In India, the Scheduled Tribes and Other Traditional Forest Dweller’s Act 2006, commonly known as the Forest Rights Act or FRA, has vested a number of rights on the tribal and local communities, including the right to live off the forest, to use and govern forest resources and the right to hold forest lands for self-cultivation for livelihood or for habitation. Odisha is in the forefront of Indian states pioneering forest rights. Odisha Chief Minister Naveen Patnaik has said, “Indigenous peoples share a symbolic and cultural linkage with forest, land and nature. Protection of the cultural identity of the indigenous peoples along with the conservation and management of the forest resources are the prime duty of my government.”
MJJY was launched on the occasion of the International Day of the World’s Indigenous Peoples. It is the only programme in India that complements the efforts for forest-based livelihoods by promoting individual and collective action including environmental conservation and preservation. Explaining the initiative, ST & SC Development, Minorities and Backward Classes Welfare Department Commissioner-cum-Secretary Roopa Roshan Sahoo said “MJJY aims to serve multiple objectives of safeguarding the traditional knowledge, ensuring saturation of individual and community forest rights, preserving biodiversity of forests, sustaining livelihoods through a robust forest economy, conversion of un-surveyed /forest villages and, more importantly, taking measures to reduce climate change. This scheme is significant as Odisha is home to 62 Scheduled Tribes that include 13 Particularly Vulnerable Tribal Groups.”
While launching the scheme, the chief minister pledged to extend recognition of community rights and community forest resources rights to nearly 32000 villages covering a potential forest area of 35,000 sq km. With this programme, Odisha has shown the way in climate adaptation and mitigation measures by securing the collective entitlements of indigenous peoples and communities to lands, territories and resources.
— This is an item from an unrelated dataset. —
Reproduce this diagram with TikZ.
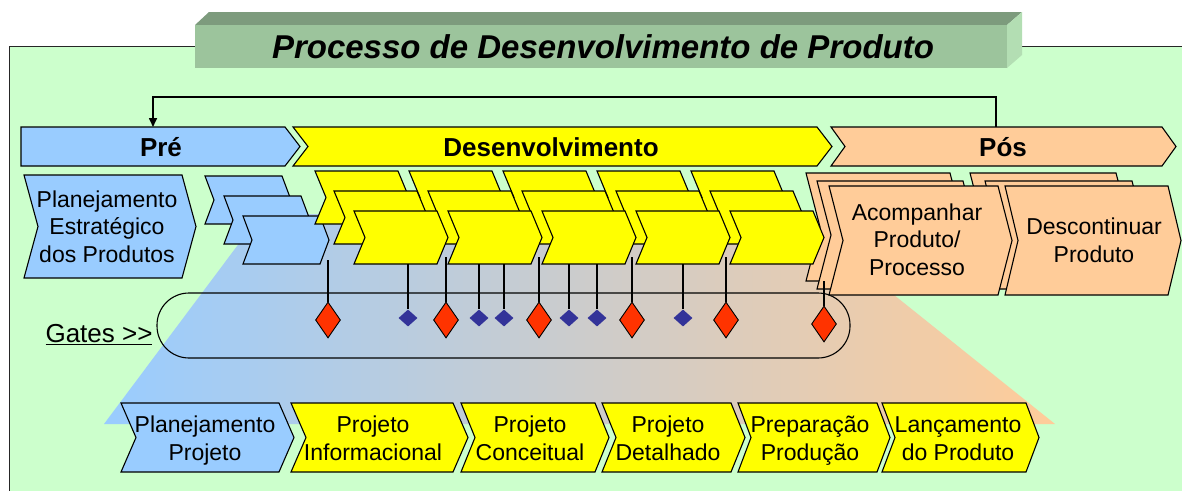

It is important to understand that land titling for indigenous peoples is not an end in itself, but part of an ongoing process of building sovereignty, security and sustainable resource management and livelihoods as well as dealing with climate crisis. When community lands are effectively protected, progress can be made towards achieving numerous SDGs (sustainable development goals) along with climate objectives. Research also demonstrates the benefits – for people and forests – of secure land and resource rights.
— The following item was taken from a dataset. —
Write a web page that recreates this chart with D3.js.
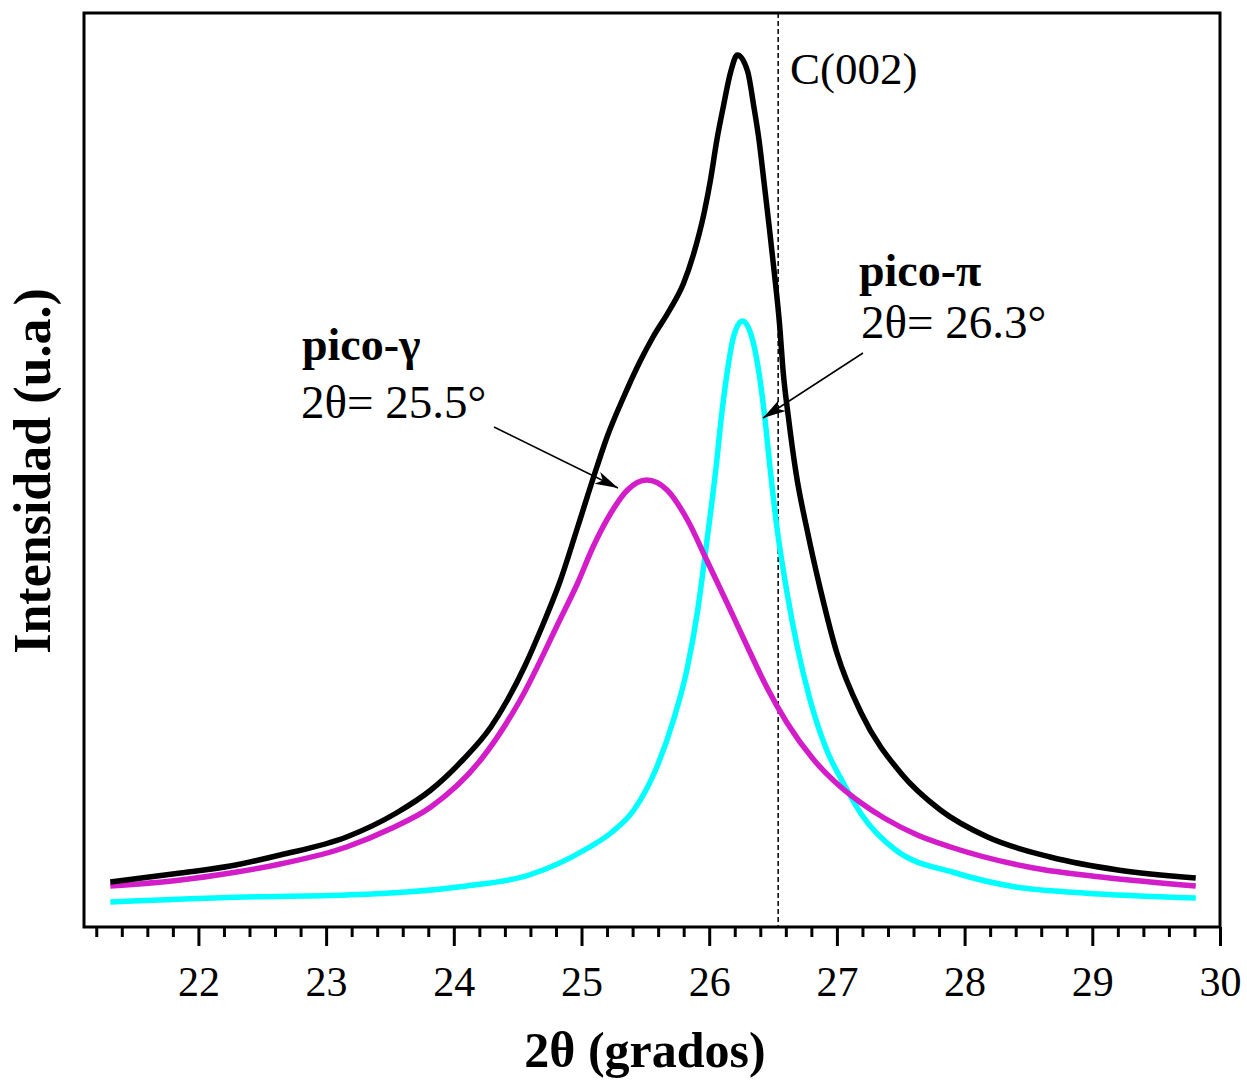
<!DOCTYPE html>
<html lang="es">
<head>
<meta charset="UTF-8">
<title>Intensidad vs 2θ</title>
<script src="https://d3js.org/d3.v7.min.js"></script>
<style>
  body { margin: 0; background: #fff; }
  svg { display: block; }
  text { font-family: "Liberation Serif", "Times New Roman", serif; fill: #000; }
</style>
</head>
<body>
<svg id="chart" width="1247" height="1080"></svg>
<script>
// 2θ (grados) vs intensidad (u.a.)
const totalX = [21.31, 21.86, 22.25, 22.64, 23.16, 23.55, 23.82, 24.07, 24.29, 24.42, 24.56, 24.68, 24.83, 24.97, 25.12,
  25.20, 25.33, 25.46, 25.56, 25.69, 25.80, 25.88, 25.96, 26.01, 26.06, 26.11, 26.17, 26.22, 26.30, 26.35,
  26.39, 26.43, 26.47, 26.51, 26.55, 26.58, 26.62, 26.68, 26.77, 26.87, 27.00, 27.19, 27.50, 27.81, 28.18,
  28.67, 29.20, 29.81];
const totalY = [45, 54, 61, 72, 90, 114, 137, 167, 200, 227, 262, 297, 345, 400, 460,
  490, 530, 566, 590, 617, 644, 674, 714, 747, 787, 820, 856, 872, 856, 820,
  787, 744, 700, 654, 604, 554, 510, 454, 395, 338, 274, 214, 154, 117, 90,
  70, 57, 49];

const gammaX = [21.31, 21.86, 22.25, 22.64, 23.16, 23.50, 23.82, 24.21, 24.52, 24.83, 24.97, 25.09, 25.23, 25.36, 25.51,
  25.67, 25.83, 25.98, 26.14, 26.30, 26.45, 26.61, 26.82, 27.03, 27.19, 27.37, 27.63, 27.89, 28.54, 29.07, 29.81];
const gammaY = [41, 47, 54, 63, 80, 98, 120, 167, 227, 307, 344, 380, 414, 437, 447,
  437, 407, 367, 324, 280, 240, 204, 167, 140, 124, 109, 92, 80, 59, 50, 41];

const piX = [21.31, 22.38, 23.16, 23.63, 24.10, 24.59, 25.05, 25.23, 25.41, 25.59, 25.72, 25.83, 25.91, 25.98,
  26.06, 26.09, 26.14, 26.19, 26.26, 26.34, 26.39, 26.44, 26.47, 26.53, 26.61, 26.69, 26.79, 26.92, 27.05,
  27.19, 27.46, 27.93, 28.40, 28.93, 29.81];
const piY = [25, 30, 32, 35, 41, 52, 79, 94, 117, 160, 207, 260, 317, 384,
  467, 504, 554, 590, 606, 587, 554, 504, 467, 400, 334, 280, 227, 177, 144,
  113, 77, 54, 40, 34, 29];

const majorTicks = [22, 23, 24, 25, 26, 27, 28, 29, 30];
const minorTicks = d3.range(106, 150).map(d => d / 5).filter(d => d % 1 !== 0);
const c002 = 26.54;

const svg = d3.select("#chart");
const plotLeft = 84, plotRight = 1220, plotTop = 13, plotBottom = 927;

const x = d3.scaleLinear().domain([21.104, 30]).range([plotLeft, plotRight]);
const y = d3.scaleLinear().domain([0, 914]).range([plotBottom, plotTop]);

// dashed C(002) line
svg.append("line")
  .attr("x1", x(c002)).attr("x2", x(c002))
  .attr("y1", plotTop).attr("y2", plotBottom)
  .attr("stroke", "#000").attr("stroke-width", 1.5)
  .attr("stroke-dasharray", "5,3");

const line = d3.line()
  .x(d => x(d[0]))
  .y(d => y(d[1]))
  .curve(d3.curveMonotoneX);

const series = [
  { xs: piX, ys: piY, color: "#00FFFF" },
  { xs: gammaX, ys: gammaY, color: "#D21DC8" },
  { xs: totalX, ys: totalY, color: "#000000" }
];

series.forEach(s => {
  svg.append("path")
    .datum(s.xs.map((v, i) => [v, s.ys[i]]))
    .attr("fill", "none")
    .attr("stroke", s.color)
    .attr("stroke-width", 5.5)
    .attr("stroke-linejoin", "round")
    .attr("d", line);
});

// frame
svg.append("rect")
  .attr("x", plotLeft).attr("y", plotTop)
  .attr("width", plotRight - plotLeft).attr("height", plotBottom - plotTop)
  .attr("fill", "none").attr("stroke", "#000").attr("stroke-width", 3);

// x axis: minor + major ticks
const minorAxis = svg.append("g")
  .attr("transform", `translate(0,${plotBottom})`)
  .call(d3.axisBottom(x).tickValues(minorTicks).tickSize(10).tickFormat(""));
minorAxis.select(".domain").remove();
minorAxis.selectAll("line").attr("stroke-width", 3);

const majorAxis = svg.append("g")
  .attr("transform", `translate(0,${plotBottom})`)
  .call(d3.axisBottom(x).tickValues(majorTicks).tickSize(19).tickFormat(d3.format("d")));
majorAxis.select(".domain").remove();
majorAxis.selectAll("line").attr("stroke-width", 3);
majorAxis.selectAll("text")
  .attr("y", 69).attr("dy", null)
  .style("font-family", "'Liberation Serif', serif")
  .style("font-size", "42px")
  .attr("fill", "#000");

// axis titles
svg.append("text")
  .attr("x", 645).attr("y", 1067)
  .attr("text-anchor", "middle")
  .style("font-size", "50px").style("font-weight", "bold")
  .text("2θ (grados)");

svg.append("text")
  .attr("transform", "translate(50,471) rotate(-90)")
  .attr("text-anchor", "middle")
  .style("font-size", "52px").style("font-weight", "bold")
  .text("Intensidad (u.a.)");

// annotations
svg.append("text").attr("x", 790).attr("y", 84)
  .style("font-size", "45px").text("C(002)");

svg.append("text").attr("x", 302).attr("y", 360)
  .style("font-size", "46px").style("font-weight", "bold").text("pico-γ");
svg.append("text").attr("x", 301).attr("y", 418)
  .style("font-size", "47px").text("2θ= 25.5°");

svg.append("text").attr("x", 859).attr("y", 286)
  .style("font-size", "46px").style("font-weight", "bold").text("pico-π");
svg.append("text").attr("x", 861).attr("y", 338)
  .style("font-size", "47px").text("2θ= 26.3°");

// arrows
svg.append("defs").append("marker")
  .attr("id", "head")
  .attr("viewBox", "-24 -8 26 16")
  .attr("refX", 0).attr("refY", 0)
  .attr("markerWidth", 26).attr("markerHeight", 16)
  .attr("markerUnits", "userSpaceOnUse")
  .attr("orient", "auto")
  .append("path")
  .attr("d", "M0,0 L-23,-6.5 L-17,0 L-23,6.5 Z")
  .attr("fill", "#000");

[[494, 427, 618, 488], [863, 353, 763, 418]].forEach(a => {
  svg.append("line")
    .attr("x1", a[0]).attr("y1", a[1]).attr("x2", a[2]).attr("y2", a[3])
    .attr("stroke", "#000").attr("stroke-width", 1.5)
    .attr("marker-end", "url(#head)");
});
</script>
</body>
</html>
(The writer is a senior consultant to the Poverty and Human Development Monitoring Agency, Government of Odisha. PHDMA, established in 2005, has been working consistently as a monitoring and evaluation organisation dedicated to tracking poverty and human development indicators and assessing the impact of welfare schemes. In recent years, the focus has shifted to collecting human interest stories and people’s lived realities as oral narratives to gauge their socio-economic growth. Sandip Kumar Bal, a content and communications person who has been associated with PHDMA, helped with the story.)